I hate to maintain equipment. I’d much rather use it. Perhaps it’s a rebellion against my father, a meticulous engineer with a depression-era mentality. When I was a child he and I spent far more time maintaining equipment than we did using it. I watched many a beautiful Saturday afternoon slip away from under a ’76 Oldsmobile. The outboard that ran great most of the time but occasionally sputtered had to be fixed before it could be put on the river. When the bail spring broke on a spinning reel it had to be taken apart, a spring ordered or fabricated and the reel repaired. No manual bail flipping in my family. The amount of lost fishing time weighed heavily upon my young mind.

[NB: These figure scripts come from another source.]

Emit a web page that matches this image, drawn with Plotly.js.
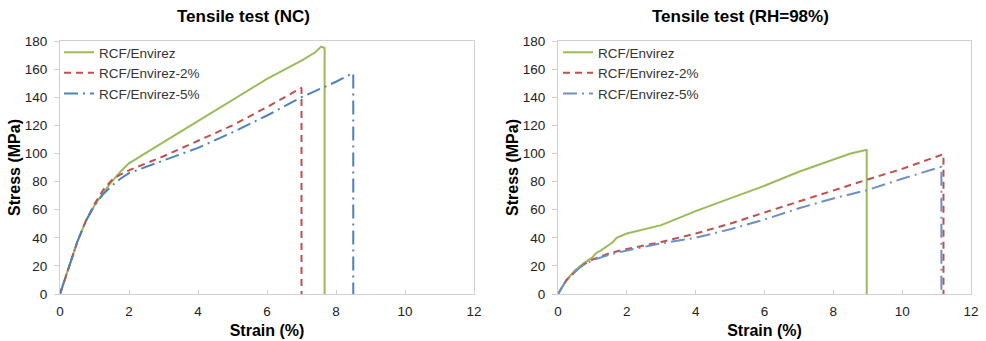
<!DOCTYPE html>
<html>
<head>
<meta charset="utf-8">
<script src="https://cdn.plot.ly/plotly-3.0.1.min.js"></script>
<style>html,body{margin:0;padding:0;background:#fff;}#chart{width:986px;height:341px;}</style>
</head>
<body>
<div id="chart"></div>
<script>
// ---- Data ----
const seriesNames = ["RCF/Envirez", "RCF/Envirez-2%", "RCF/Envirez-5%"];
const panelTitles = ["Tensile test (NC)", "Tensile test (RH=98%)"];
const xTickVals = [0, 2, 4, 6, 8, 10, 12];
const yTickVals = [0, 20, 40, 60, 80, 100, 120, 140, 160, 180];

// NC panel
const ncGreenX = [0,0.25,0.5,0.75,1,1.25,1.5,1.75,2,3,4,5,6,7,7.4,7.57,7.67,7.67];
const ncGreenY = [0,18,37,52,63,72,80,87,93,108,123,138,153,166,172,176,175,0];
const ncRedX = [0,0.25,0.5,0.75,1,1.25,1.5,1.75,2,3,4,5,6,6.5,6.99,7.0,7.0];
const ncRedY = [0,18,37,52,64,74,81,85,88,98,109,120,133,140,146.5,146,0];
const ncBlueX = [0,0.25,0.5,0.75,1,1.25,1.5,1.75,2,3,4,5,6,7,8,8.47,8.5,8.5];
const ncBlueY = [0,18,37,52,63,71,77,82,86,95,104,115,127,140,151,157,157,0];

// RH=98% panel
const rhGreenX = [0,0.25,0.5,0.75,1,1.1,1.25,1.5,1.6,1.7,1.8,2,3,4,5,6,7,8,8.5,8.95,8.97,8.97];
const rhGreenY = [0,10,17,22,26,29,31,35,37,40,41,43,49,59,68,77,87,96,100,102.5,102.5,0];
const rhRedX = [0,0.25,0.5,0.75,1,1.5,2,3,4,5,6,7,8,9,10,11.2,11.2];
const rhRedY = [0,10,16,21,24.5,29,32,37,43,50,58,66,74,81.5,89,99.5,0];
const rhBlueX = [0,0.25,0.5,0.75,1,1.5,2,3,4,5,6,7,8,9,10,11.14,11.14];
const rhBlueY = [0,10,16,21,24,28,31,36,40,46,53,61,68,74,82,90.5,0];

// ---- Styles ----
const green = "#9bbb59", red = "#c0504d", blue = "#4f81bd", blueRH = "#6f8fc4";
const dashRed = "7px,5px";
const dashBlue = "14px,5px,2px,5px";

function tr(x, y, name, color, dash, xa, ya, legend) {
  return {x: x, y: y, name: name, type: "scatter", mode: "lines",
    line: {color: color, width: 2, dash: dash},
    xaxis: xa, yaxis: ya, legend: legend};
}

const data = [
  tr(ncGreenX, ncGreenY, seriesNames[0], green, "solid", "x", "y", "legend"),
  tr(ncRedX, ncRedY, seriesNames[1], red, dashRed, "x", "y", "legend"),
  tr(ncBlueX, ncBlueY, seriesNames[2], blue, dashBlue, "x", "y", "legend"),
  tr(rhGreenX, rhGreenY, seriesNames[0], green, "solid", "x2", "y2", "legend2"),
  tr(rhRedX, rhRedY, seriesNames[1], red, dashRed, "x2", "y2", "legend2"),
  tr(rhBlueX, rhBlueY, seriesNames[2], blueRH, dashBlue, "x2", "y2", "legend2")
];

const W = 986, H = 341;
const fontFam = "Liberation Sans, Arial, sans-serif";
const tickFont = {family: fontFam, size: 13.5, color: "#222"};
const axTitleFont = {family: fontFam, size: 16, color: "#000", weight: "bold"};

function xax(domain, anchor) {
  return {domain: domain, anchor: anchor, range: [0, 12], tickvals: xTickVals,
    showgrid: false, zeroline: false, showline: true, mirror: true, linecolor: "#d0d0d0", linewidth: 1,
    ticks: "inside", ticklen: 4, tickcolor: "#d0d0d0", tickfont: tickFont, ticklabelstandoff: 5,
    title: {text: "Strain (%)", font: axTitleFont, standoff: 6}};
}
function yax(domain, anchor) {
  return {domain: domain, anchor: anchor, range: [0, 180], tickvals: yTickVals,
    showgrid: false, zeroline: false, showline: true, mirror: true, linecolor: "#d0d0d0", linewidth: 1,
    ticks: "outside", ticklen: 5, tickcolor: "#d0d0d0", tickfont: tickFont, ticklabelstandoff: 4,
    title: {text: "Stress (MPa)", font: axTitleFont, standoff: 0}};
}

const yDom = [(H - 294) / H, (H - 41) / H];
const legFont = {family: fontFam, size: 13.5, color: "#333"};
function leg(xpx) {
  return {x: xpx / W, y: (H - 37) / H, xanchor: "left", yanchor: "top", xref: "paper", yref: "paper",
    bgcolor: "rgba(0,0,0,0)", borderwidth: 0, font: legFont, itemwidth: 30, tracegroupgap: 0};
}

const layout = {
  width: W, height: H,
  margin: {l: 0, r: 0, t: 0, b: 0},
  paper_bgcolor: "#fff", plot_bgcolor: "#fff",
  showlegend: true,
  xaxis: xax([60 / W, 474 / W], "y"),
  yaxis: yax(yDom, "x"),
  xaxis2: xax([558 / W, 971 / W], "y2"),
  yaxis2: yax(yDom, "x2"),
  legend: leg(59),
  legend2: leg(558),
  annotations: [
    {text: panelTitles[0], x: 243 / W, y: (H - 17) / H, xref: "paper", yref: "paper",
      xanchor: "center", yanchor: "middle", showarrow: false,
      font: {family: fontFam, size: 17, color: "#000", weight: "bold"}},
    {text: panelTitles[1], x: 740 / W, y: (H - 17) / H, xref: "paper", yref: "paper",
      xanchor: "center", yanchor: "middle", showarrow: false,
      font: {family: fontFam, size: 17, color: "#000", weight: "bold"}}
  ]
};

Plotly.newPlot("chart", data, layout, {displayModeBar: false, staticPlot: true});
</script>
</body>
</html>
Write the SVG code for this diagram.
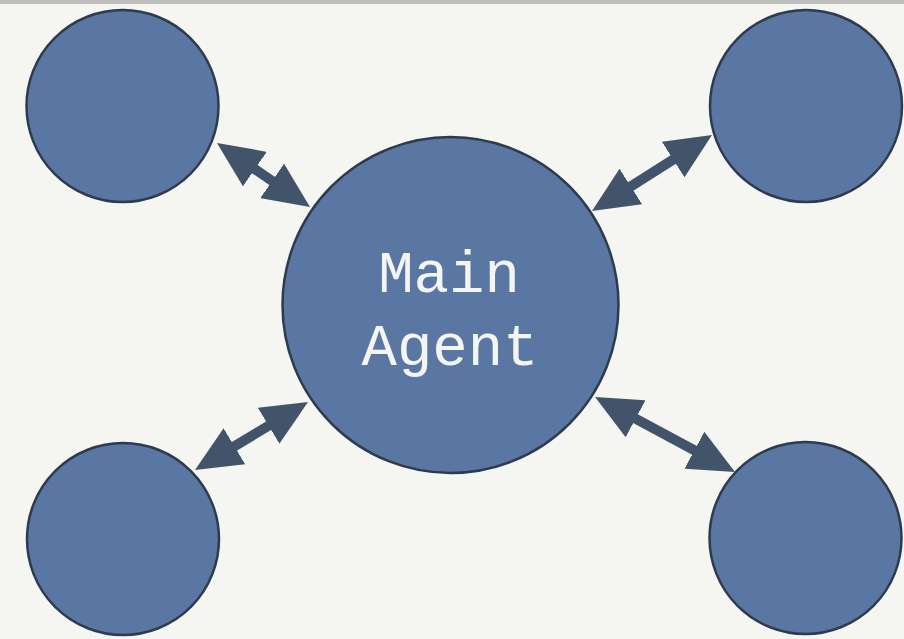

A couple decades later, in 2001, freed from working on Oldsmobiles, I was salt water fly fishing every chance I got. I bought a couple of expensive cork drag reels and was surprised to discover that when I took spray over the bow of my boat, splashing the reels, the drag became quite sticky, requiring me to disassemble the reels, rinse them with fresh water and oil them to restore that super slick drag I had paid so much for. About that time Ryan Harrison with Waterworks/Lamson offered me a Velocity to try. He explained that he had designed a sealed, conical drag that was zero maintenance. O.K, I thought, we will see about this “zero maintenance.”

lamson reel
Lamson Konic Reel

It quickly became my favorite reel, but I still wanted to put it to a true torture test. So I never put a case on it, and I never so much as rinsed it off. The only time it saw fresh water was when it rained. If it got sand in it, I rinsed it in the ocean. As months turned to years it became covered in salt crust and yet the drag was as smooth as ever. Then one day in 2009 I went to pull line off of it and it was locked up. I thought I had finally managed to abuse this thing to death. I was wrong. I popped the spool off for the first time in 8 years and saw that the drag cartridge had unscrewed slightly from the reel, letting water in. It was badly corroded but eventually I was able to get it apart. I soaked it in gasoline, cleaned it up, oiled it, dried it and put it back together. It’s as good as new today. If only Lamson built cars and outboards. But then guys like my father would go mad with boredom. Oh and the Oldsmobile? It was with mixed emotions that I received the news that Dad had sold it around the time I got that Velocity in 2001. I had driven it just the week before. For some strange reason, I wanted to see how fast it would accelerate from a stop. The 25-year-old engine spun both wheels in 1st and 2nd.